Enforcement of the Primary Key constraint
When you specify the Primary Key constraint, SQL Server enforces it by default with a Unique Clustered Index on the physical level. When you look at sys.indexes, you can see that under the covers SQL Server has generated a Unique Clustered Index that is used to enforce the Primary Key constraint.
-- SQL Server generates by default a Unique Clustered Index SELECT * FROM sys.indexes WHERE object_id = OBJECT_ID('Foo') GO
As I have said, the Unique Clustered Index is created by default. You can also enforce a Primary Key constraint with a Unique Non-Clustered Index as shown in the following listing.
-- Enforces the Primary Key constraint with a Unique Non-Clustered Index CREATE TABLE Foo1 ( Col1 INT NOT NULL PRIMARY KEY NONCLUSTERED, Col2 INT NOT NULL, Col3 INT NOT NULL ) GO
When you specify the Primary Key constraint, you can specify the following 2 options:
The option CLUSTERED is the default one, and therefore you don’t have to specify it. When you look now again at sys.indexes, you can see now that you have a heap table in front of you (a table without a Clustered Index), and that SQL Server has generated an additional Unique Non-Clustered Index to enforce the Primary Key constraint.

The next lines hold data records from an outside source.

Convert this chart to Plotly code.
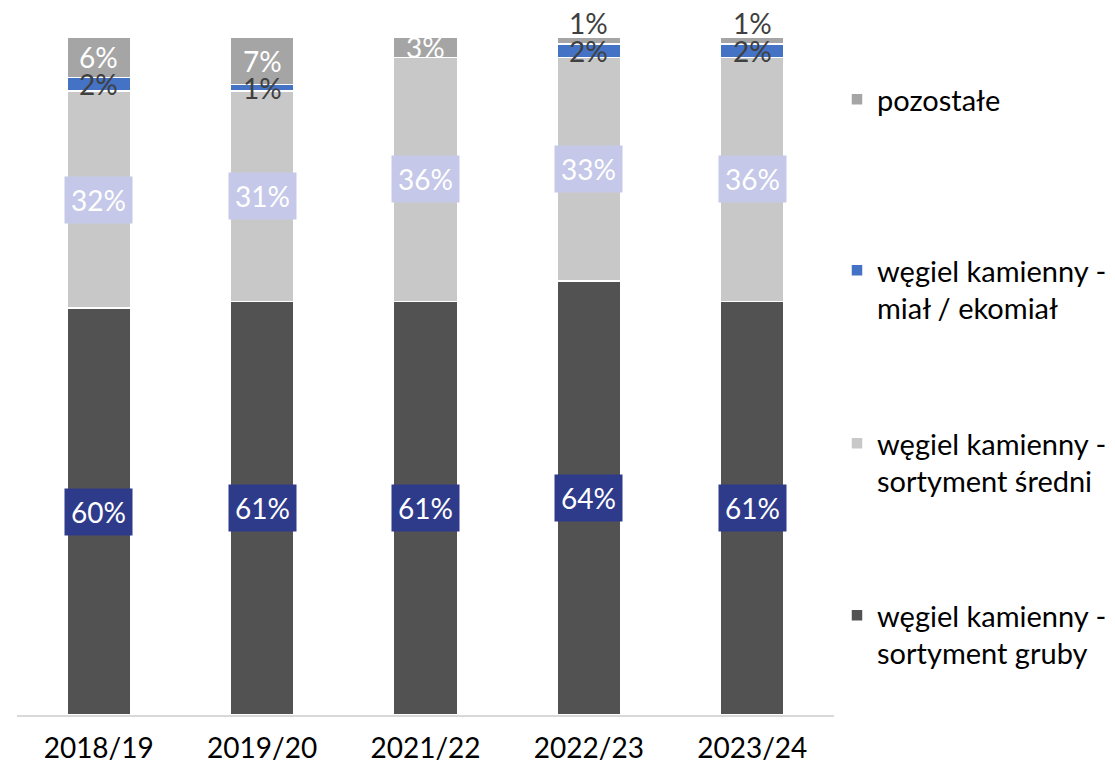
import plotly.graph_objects as go

categories = ["2018/19", "2019/20", "2021/22", "2022/23", "2023/24"]
gruby = [60, 61, 61, 64, 61]
sredni = [32, 31, 36, 33, 36]
mial = [2, 1, 0, 2, 2]
pozostale = [6, 7, 3, 1, 1]

series = [
    ("węgiel kamienny -<br>sortyment gruby", gruby, "#525252", "legend4", 590),
    ("węgiel kamienny -<br>sortyment średni", sredni, "#C8C8C8", "legend3", 418),
    ("węgiel kamienny -<br>miał / ekomiał", mial, "#4472C4", "legend2", 245),
    ("pozostałe", pozostale, "#A5A5A5", "legend", 74),
]

FONT = "Lato"
LBL = 28
fig = go.Figure()
for i, (name, vals, col, leg, ly) in enumerate(series):
    fig.add_trace(go.Bar(
        x=categories, y=vals, name=name,
        marker=dict(color=col, line=dict(color="white", width=1.5)),
        legend=leg, hoverinfo="skip",
    ))

annotations = []
base = [0] * len(categories)
for si, (name, vals, col, leg, ly) in enumerate(series):
    for ci, v in enumerate(vals):
        if v > 0:
            mid = base[ci] + v / 2
            top = base[ci] + v
            if si == 0:
                annotations.append(dict(x=categories[ci], y=mid, text=f"{v}%", showarrow=False,
                                        font=dict(family=FONT, size=LBL, color="white"),
                                        bgcolor="#2E3B8B", borderpad=6))
            elif si == 1:
                annotations.append(dict(x=categories[ci], y=mid, text=f"{v}%", showarrow=False,
                                        font=dict(family=FONT, size=LBL, color="white"),
                                        bgcolor="#C5C8E8", borderpad=6))
            elif si == 2:
                annotations.append(dict(x=categories[ci], y=mid, text=f"{v}%", showarrow=False,
                                        font=dict(family=FONT, size=LBL, color="#404040")))
            else:
                if v >= 3:
                    annotations.append(dict(x=categories[ci], y=mid, text=f"{v}%", showarrow=False,
                                            font=dict(family=FONT, size=LBL, color="white")))
                else:
                    annotations.append(dict(x=categories[ci], y=top, text=f"{v}%", showarrow=False,
                                            yanchor="bottom", yshift=-5,
                                            font=dict(family=FONT, size=LBL, color="#404040")))
        base[ci] += v

legend_common = dict(
    xref="container", yref="container", xanchor="left", yanchor="top",
    valign="top", font=dict(family=FONT, size=29, color="#000000"),
    itemwidth=30, bgcolor="rgba(0,0,0,0)",
)
legends = {}
for name, vals, col, leg, ly in series:
    legends[leg] = dict(legend_common, x=837 / 1115, y=1 - ly / 772)

fig.update_layout(
    barmode="stack",
    bargap=0.61,
    width=1115, height=772,
    margin=dict(l=17, r=281, t=37, b=57, autoexpand=False),
    plot_bgcolor="white", paper_bgcolor="white",
    font=dict(family=FONT, color="#000000"),
    annotations=annotations,
    showlegend=True,
    xaxis=dict(showline=True, linecolor="#D9D9D9", linewidth=1.5, ticks="",
               tickfont=dict(family=FONT, size=28, color="#000000"),
               ticklabelstandoff=8, showgrid=False),
    yaxis=dict(range=[0, 100], visible=False, showgrid=False),
    **legends,
)

fig.write_html("out.html", config={"displayModeBar": False},
               post_script="document.body.style.margin='0';")
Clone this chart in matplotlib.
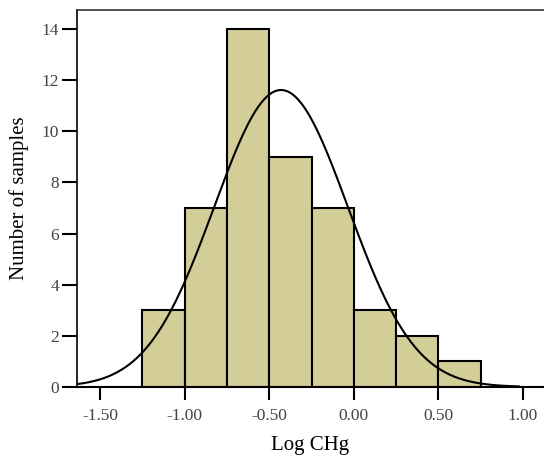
import numpy as np
import matplotlib.pyplot as plt

# histogram of Log CHg
bin_edges = [-1.25, -1.00, -0.75, -0.50, -0.25, 0.00, 0.25, 0.50, 0.75]
counts = [3, 7, 14, 9, 7, 3, 2, 1]

# fitted normal curve
fit_mean = -0.43
fit_sd = 0.395
curve_range = (-1.636, 0.975)

x_ticks = [-1.50, -1.00, -0.50, 0.00, 0.50, 1.00]
y_ticks = [0, 2, 4, 6, 8, 10, 12, 14]

plt.rcParams['font.family'] = ['Liberation Serif', 'DejaVu Serif']

fig = plt.figure(figsize=(5.44, 4.59), dpi=100)
ax = fig.add_axes([0.1415, 0.157, 0.8585, 0.821])

widths = np.diff(bin_edges)
ax.bar(bin_edges[:-1], counts, width=widths, align='edge',
       color='#d3ce98', edgecolor='black', linewidth=1.5, zorder=2)

# normal density scaled to counts
n = sum(counts)
bw = widths[0]
xs = np.linspace(curve_range[0], curve_range[1], 300)
ys = n * bw / (fit_sd * np.sqrt(2 * np.pi)) * np.exp(-0.5 * ((xs - fit_mean) / fit_sd) ** 2)
ax.plot(xs, ys, color='black', linewidth=1.5, zorder=3)

ax.set_xlim(-1.636, 1.124)
ax.set_ylim(0, 14.74)
ax.set_xticks(x_ticks)
ax.set_xticklabels([f"{v:.2f}" for v in x_ticks])
ax.set_yticks(y_ticks)
ax.tick_params(axis='x', direction='out', length=9, width=1.5, labelsize=12.5, pad=6, colors='black')
ax.tick_params(axis='y', direction='out', length=11, width=1.5, labelsize=12.5, pad=2, colors='black')
for lab in ax.get_xticklabels() + ax.get_yticklabels():
    lab.set_color('#444444')

ax.spines['right'].set_visible(False)
ax.spines['left'].set_linewidth(1.2)
ax.spines['bottom'].set_linewidth(1.5)
ax.spines['top'].set_linewidth(1.2)
ax.spines['top'].set_color('#333333')

ax.set_xlabel("Log CHg", fontsize=15, labelpad=9)
ax.set_ylabel("Number of samples", fontsize=15, labelpad=9)

fig.savefig("out.png", dpi=100)
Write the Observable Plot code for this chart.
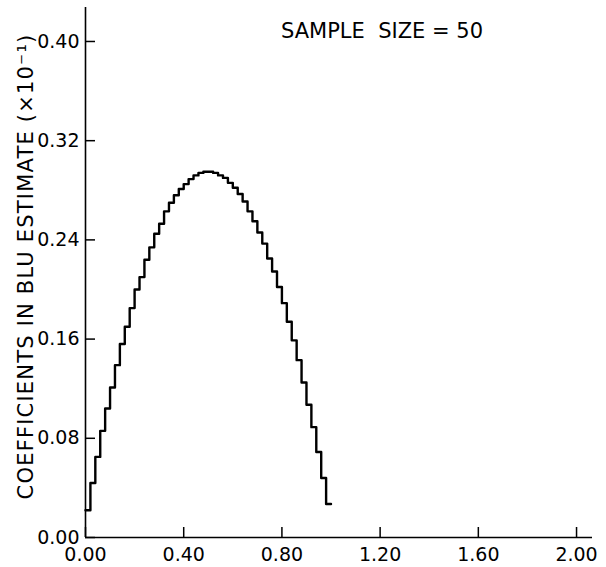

-- SQL Server has generated now a Unique Non-Clustered Index to -- enforce the Primary Key constraint SELECT * FROM sys.indexes WHERE object_id = OBJECT_ID('Foo1') GO
Primary Key <> Clustered Index
Therefore it doesn’t mean that a Primary Key and a Clustered Index is always the same in SQL Server. It is the same by default, but you can change this behavior if you want. The Primary Key constraint is always on the logical level, and the index structure is on the physical level to enforce the constraint itself.
The question now is when does it make sense to enforce the Primary Key constraint with a Unique Non-Clustered Index? Back in April 2014 I wrote about a problem in SQL Server that is called Last Page Insert Latch Contention: an ever-increasing Clustered Key column like an INT IDENTITY column doesn’t really scale in SQL Server.
If you hit that specific problem, it *could* make more sense to physically cluster/sort your table data on a random value – like a UNIQUEIDENTIFIER column. In that case you can still use the Primary Key constraint on the original ever-increasing key column, but enforce it with a Unique Non-Clustered Index, and cluster your table on a random key column. The following listing shows this approach.
-- Create the Primary Key constraint on an ever-increasing -- key column CREATE TABLE Foo2 ( Col1 INT NOT NULL PRIMARY KEY NONCLUSTERED, Col2 UNIQUEIDENTIFIER NOT NULL, Col3 INT NOT NULL ) GO -- Create the Clustered Index on a random key column CREATE UNIQUE CLUSTERED INDEX ci_Col2 ON Foo2(Col2) GO
When you look again at sys.indexes, you can see now that you have created a Clustered and Non-Clustered Index. But only the Non-Clustered Index is used to enforce the Primary Key constraint.
A Primary Key constraint and a Clustered Index is not really the same in SQL Server. By default SQL Server enforces the Primary Key constraint with a Unique Clustered Index. But if you want you could instead enforce it with a Unique Non-Clustered Index. But that approach wouldn’t really make sense as a default, because you need to have specific problems to justify that approach.
Thanks for your time,